» WHAT YOU HAVE TO DO
Take the material below and extract the lines from the one with "Write a component" through the one with "Chart.register(...registerables);", word for word, without pictures.

» GIVEN RECORDS

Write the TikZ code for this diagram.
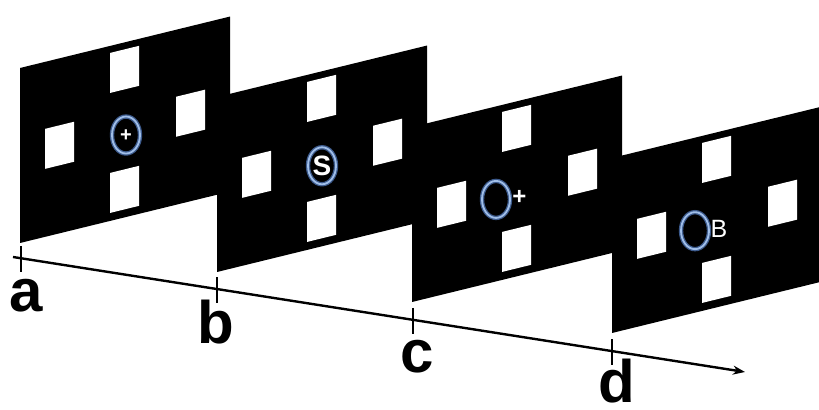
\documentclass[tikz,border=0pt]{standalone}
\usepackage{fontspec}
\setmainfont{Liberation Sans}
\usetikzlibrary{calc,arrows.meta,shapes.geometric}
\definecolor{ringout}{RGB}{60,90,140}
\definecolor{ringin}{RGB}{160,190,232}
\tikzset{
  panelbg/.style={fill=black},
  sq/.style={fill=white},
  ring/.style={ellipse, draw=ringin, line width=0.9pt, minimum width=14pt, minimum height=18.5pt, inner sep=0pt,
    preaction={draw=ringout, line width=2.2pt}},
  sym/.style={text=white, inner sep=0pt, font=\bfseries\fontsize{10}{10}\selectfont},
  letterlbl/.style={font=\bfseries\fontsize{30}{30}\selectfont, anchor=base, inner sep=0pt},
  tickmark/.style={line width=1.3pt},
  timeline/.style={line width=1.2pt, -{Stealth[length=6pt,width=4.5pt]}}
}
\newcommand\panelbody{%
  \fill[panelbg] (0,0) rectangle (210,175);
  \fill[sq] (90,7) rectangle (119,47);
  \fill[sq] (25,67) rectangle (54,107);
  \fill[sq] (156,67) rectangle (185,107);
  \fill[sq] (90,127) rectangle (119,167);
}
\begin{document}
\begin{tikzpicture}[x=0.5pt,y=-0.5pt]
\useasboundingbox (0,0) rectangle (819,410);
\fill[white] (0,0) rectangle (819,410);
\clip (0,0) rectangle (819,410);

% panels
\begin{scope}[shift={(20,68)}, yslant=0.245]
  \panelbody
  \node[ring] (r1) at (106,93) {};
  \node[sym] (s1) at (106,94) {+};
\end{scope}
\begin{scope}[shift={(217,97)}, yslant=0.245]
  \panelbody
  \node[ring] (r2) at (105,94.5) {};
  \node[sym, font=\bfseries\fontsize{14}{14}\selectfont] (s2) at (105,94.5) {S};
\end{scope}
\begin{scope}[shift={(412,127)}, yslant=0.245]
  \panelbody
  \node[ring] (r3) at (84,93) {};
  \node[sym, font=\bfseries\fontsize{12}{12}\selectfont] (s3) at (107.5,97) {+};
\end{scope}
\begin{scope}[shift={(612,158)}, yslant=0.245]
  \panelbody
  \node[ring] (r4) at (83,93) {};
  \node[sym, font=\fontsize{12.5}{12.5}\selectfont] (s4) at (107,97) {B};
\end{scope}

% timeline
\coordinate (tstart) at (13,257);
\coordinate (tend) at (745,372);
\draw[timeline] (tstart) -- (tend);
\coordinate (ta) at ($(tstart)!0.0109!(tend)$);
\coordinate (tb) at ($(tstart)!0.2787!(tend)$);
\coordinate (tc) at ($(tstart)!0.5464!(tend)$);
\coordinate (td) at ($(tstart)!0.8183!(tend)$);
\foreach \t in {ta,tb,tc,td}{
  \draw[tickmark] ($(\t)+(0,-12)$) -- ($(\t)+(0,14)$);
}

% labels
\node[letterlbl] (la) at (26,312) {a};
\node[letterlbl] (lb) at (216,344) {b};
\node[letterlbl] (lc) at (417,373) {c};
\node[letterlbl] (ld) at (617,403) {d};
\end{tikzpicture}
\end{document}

--

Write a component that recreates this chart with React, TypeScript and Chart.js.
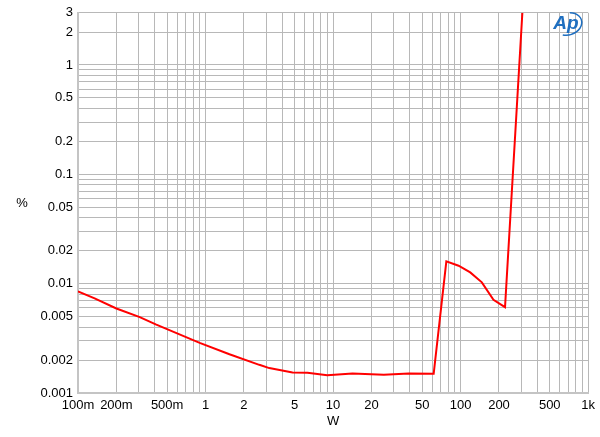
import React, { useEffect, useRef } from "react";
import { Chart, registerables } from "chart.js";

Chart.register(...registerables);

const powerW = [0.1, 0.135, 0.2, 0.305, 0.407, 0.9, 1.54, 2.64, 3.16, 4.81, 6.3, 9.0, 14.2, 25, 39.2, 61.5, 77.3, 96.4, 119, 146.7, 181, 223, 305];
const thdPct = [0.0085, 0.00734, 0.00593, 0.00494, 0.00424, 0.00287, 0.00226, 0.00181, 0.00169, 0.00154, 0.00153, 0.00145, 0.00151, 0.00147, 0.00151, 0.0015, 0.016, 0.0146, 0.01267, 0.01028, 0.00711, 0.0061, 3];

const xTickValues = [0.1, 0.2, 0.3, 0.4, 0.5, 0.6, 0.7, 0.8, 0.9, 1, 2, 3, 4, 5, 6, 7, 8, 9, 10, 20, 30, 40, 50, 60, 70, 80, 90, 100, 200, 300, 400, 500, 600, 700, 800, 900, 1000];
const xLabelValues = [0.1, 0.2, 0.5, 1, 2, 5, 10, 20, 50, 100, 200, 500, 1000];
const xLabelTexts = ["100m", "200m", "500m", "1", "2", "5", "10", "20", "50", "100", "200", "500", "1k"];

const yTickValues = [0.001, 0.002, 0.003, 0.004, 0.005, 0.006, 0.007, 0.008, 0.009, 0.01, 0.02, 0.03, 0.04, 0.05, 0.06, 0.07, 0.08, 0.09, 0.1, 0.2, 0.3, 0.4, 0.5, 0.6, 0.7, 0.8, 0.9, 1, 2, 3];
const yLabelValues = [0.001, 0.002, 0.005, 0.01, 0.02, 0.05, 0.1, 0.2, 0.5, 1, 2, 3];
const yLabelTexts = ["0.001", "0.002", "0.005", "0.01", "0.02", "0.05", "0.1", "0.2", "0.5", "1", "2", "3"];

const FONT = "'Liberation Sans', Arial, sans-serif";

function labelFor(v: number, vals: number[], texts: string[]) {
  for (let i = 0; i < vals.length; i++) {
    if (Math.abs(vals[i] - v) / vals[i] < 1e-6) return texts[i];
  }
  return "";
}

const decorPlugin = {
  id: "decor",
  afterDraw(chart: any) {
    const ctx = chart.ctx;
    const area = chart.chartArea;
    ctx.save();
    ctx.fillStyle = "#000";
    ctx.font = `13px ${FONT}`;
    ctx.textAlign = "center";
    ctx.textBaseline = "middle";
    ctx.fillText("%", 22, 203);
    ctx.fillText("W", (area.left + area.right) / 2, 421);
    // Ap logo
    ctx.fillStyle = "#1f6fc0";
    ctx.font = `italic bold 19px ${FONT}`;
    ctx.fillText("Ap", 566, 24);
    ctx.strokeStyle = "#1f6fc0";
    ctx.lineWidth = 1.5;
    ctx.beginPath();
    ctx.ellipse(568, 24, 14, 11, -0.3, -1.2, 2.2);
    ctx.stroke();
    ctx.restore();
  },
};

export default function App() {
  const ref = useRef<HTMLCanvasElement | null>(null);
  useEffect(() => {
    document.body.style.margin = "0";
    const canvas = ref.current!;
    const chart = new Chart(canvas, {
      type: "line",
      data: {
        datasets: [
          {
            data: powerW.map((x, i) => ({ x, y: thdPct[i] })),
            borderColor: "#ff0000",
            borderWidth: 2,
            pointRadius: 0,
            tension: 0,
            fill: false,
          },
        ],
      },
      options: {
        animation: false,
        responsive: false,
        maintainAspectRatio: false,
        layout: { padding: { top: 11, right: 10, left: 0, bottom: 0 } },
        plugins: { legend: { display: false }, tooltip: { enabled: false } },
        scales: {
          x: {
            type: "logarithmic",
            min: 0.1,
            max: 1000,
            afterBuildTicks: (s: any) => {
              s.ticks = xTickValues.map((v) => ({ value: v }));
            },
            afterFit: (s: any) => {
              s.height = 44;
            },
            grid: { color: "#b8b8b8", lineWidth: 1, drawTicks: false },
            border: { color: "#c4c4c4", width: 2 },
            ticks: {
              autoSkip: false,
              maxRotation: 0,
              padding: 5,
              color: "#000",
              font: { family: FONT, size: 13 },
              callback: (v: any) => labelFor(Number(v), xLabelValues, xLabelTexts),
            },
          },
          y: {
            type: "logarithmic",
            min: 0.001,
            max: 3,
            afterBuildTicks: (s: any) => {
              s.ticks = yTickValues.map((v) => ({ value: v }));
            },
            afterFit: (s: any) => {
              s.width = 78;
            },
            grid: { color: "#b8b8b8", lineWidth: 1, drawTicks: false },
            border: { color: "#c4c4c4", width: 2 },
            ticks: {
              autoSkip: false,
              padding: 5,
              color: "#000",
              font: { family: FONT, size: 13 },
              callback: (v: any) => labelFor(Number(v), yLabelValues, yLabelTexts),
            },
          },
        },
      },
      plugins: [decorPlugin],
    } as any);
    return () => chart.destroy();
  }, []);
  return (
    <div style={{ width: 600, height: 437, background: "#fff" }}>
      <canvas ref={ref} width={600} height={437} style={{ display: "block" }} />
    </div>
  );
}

» TASK OUTPUT
Write a component that recreates this chart with React, TypeScript and Chart.js.
import React, { useEffect, useRef } from "react";
import { Chart, registerables } from "chart.js";

Chart.register(...registerables);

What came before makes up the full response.